22 Jun What Matter Age?
There’s a funny saying about things that go around coming around. Usually it’s karma, an eye for an eye and a sow for a reap—the great spiritual law of the universe that dictates bad things for things done badly, good for that done gladly.
But inspiration goes around as well, and more like a fire than the predictable arc of an arrow—leaping, dancing, taking light as it spreads; a force that creates and multiplies rather than destroys.
A blog comment by a reader inspired me to write an entire post in return, a list of childhood memories which beget and became My First Meme, a charming, illumining anecdote on age, meditation and self-transcendence at Sumangali.org:
Age does not matter. Until his passing at age 76, Sri Chinmoy proved that to me. Through his life of meditation and self-transcendence he showed me that perhaps I am not as limited as I think. I hope to continue forgetting how old I really am. I hope to feel amused, rather than bound, if I do happen to remember, and grateful to Sri Chinmoy, especially if others find it funny too.
The torch is passed, the wheel turned. And so it goes…
What Matter Age?
I can relate to the sentiments above in so many ways.

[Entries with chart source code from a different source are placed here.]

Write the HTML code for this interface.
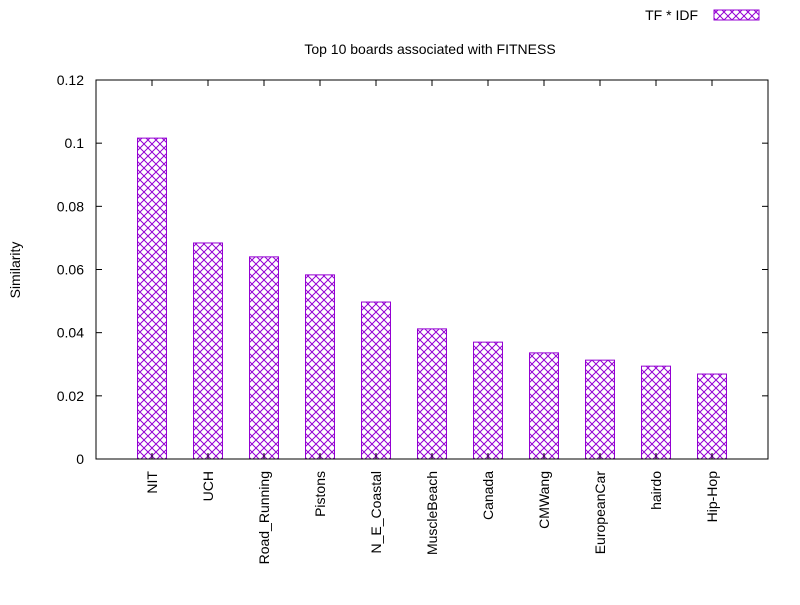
<!DOCTYPE html>
<html><head><meta charset="utf-8"><style>
body{margin:0;background:#fff}
svg text{font-family:"Liberation Sans",sans-serif;font-size:14px;fill:#000}
</style></head><body>
<svg id="c" width="800" height="600" xmlns="http://www.w3.org/2000/svg">
<defs>
<pattern id="hatch" patternUnits="userSpaceOnUse" width="8" height="8">
<path d="M0,0 L8,8 M8,0 L0,8" stroke="#9400d3" stroke-width="1" fill="none"/>
</pattern>
</defs>
<g id="g"></g>
</svg>
<script>
const categories=["NIT","UCH","Road_Running","Pistons","N_E_Coastal","MuscleBeach","Canada","CMWang","EuropeanCar","hairdo","Hip-Hop"];
const values=[0.1016,0.0684,0.0640,0.0583,0.0497,0.0412,0.0370,0.0336,0.0313,0.0294,0.0269];
const yTicks=[0,0.02,0.04,0.06,0.08,0.1,0.12];
const yTickLabels=["0","0.02","0.04","0.06","0.08","0.1","0.12"];
const L=96,R=768,T=80,B=459;
const ns="http://www.w3.org/2000/svg";
const g=document.getElementById('g');
function y(v){return B-(v/0.12)*(B-T);}
function x(i){return L+(i+1)*(R-L)/(categories.length+1);}
function mk(t,a,txt){const e=document.createElementNS(ns,t);for(const k in a)e.setAttribute(k,a[k]);if(txt!==undefined)e.textContent=txt;g.appendChild(e);return e;}
yTicks.forEach((v,i)=>{
 const t=mk('line',{x1:L,x2:L+6,y1:y(v),y2:y(v),stroke:'#000'});
 
 
 const t2=mk('line',{x1:R-6,x2:R,y1:y(v),y2:y(v),stroke:'#000'});
 
 
 const l=mk('text',{x:L-12,y:y(v)+5,'text-anchor':'end'},yTickLabels[i]);
 
 
});
categories.forEach((c,i)=>{
 const cx=x(i);
 const b=mk('rect',{x:cx-14.5,y:y(values[i]),width:29,height:B-y(values[i]),fill:'url(#hatch)',stroke:'#9400d3','stroke-width':1});
 
 
 const t=mk('line',{x1:cx,x2:cx,y1:B,y2:B-6,stroke:'#000'});
 
 
 const t2=mk('line',{x1:cx,x2:cx,y1:T,y2:T+6,stroke:'#000'});
 
 
 const l=mk('text',{x:0,y:0,'text-anchor':'end',transform:`translate(${cx+5},${B+12}) rotate(-90)`},c);
 
 
});
const f=mk('rect',{x:L,y:T,width:R-L,height:B-T,fill:'none',stroke:'#000'});


const ti=mk('text',{x:430,y:54,'text-anchor':'middle'},'Top 10 boards associated with FITNESS');


const yl=mk('text',{x:0,y:0,'text-anchor':'middle',transform:'translate(20,270) rotate(-90)'},'Similarity');


const lt=mk('text',{x:698,y:20,'text-anchor':'end'},'TF * IDF');


const ls=mk('rect',{x:714,y:10,width:45,height:10,fill:'url(#hatch)',stroke:'#9400d3'});


</script>
</body></html>
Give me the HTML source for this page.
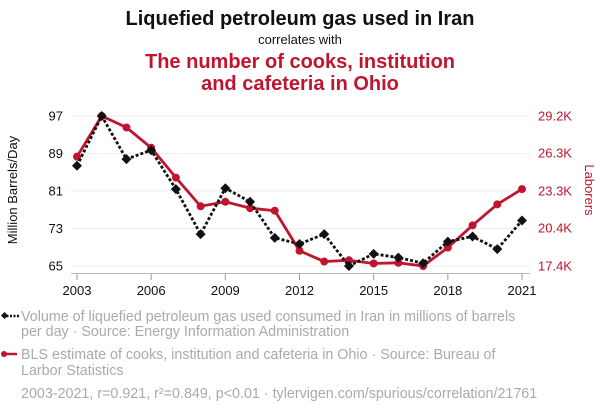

At age thirteen, and in my first year in High School, I would at times be mistaken for sixteen or older, not because of my size, but my attitude and demeanour. I was overly serious and “adult,” something of an grown up trapped in a child’s body, and for the most part related to my elders better than my peers. Which isn’t necessarily a bad thing unless it is making you miserable. It was and then some.
Now twenty years on and thirty-three, I find age to be a bit of a joke. I have reached a kind of dim, twilight zone, like a purgatory between youth and senility, where I have to stop and think to remember my age. I still can not believe I am in my thirties, and for that matter during my twenties I could not believe I was not a teen.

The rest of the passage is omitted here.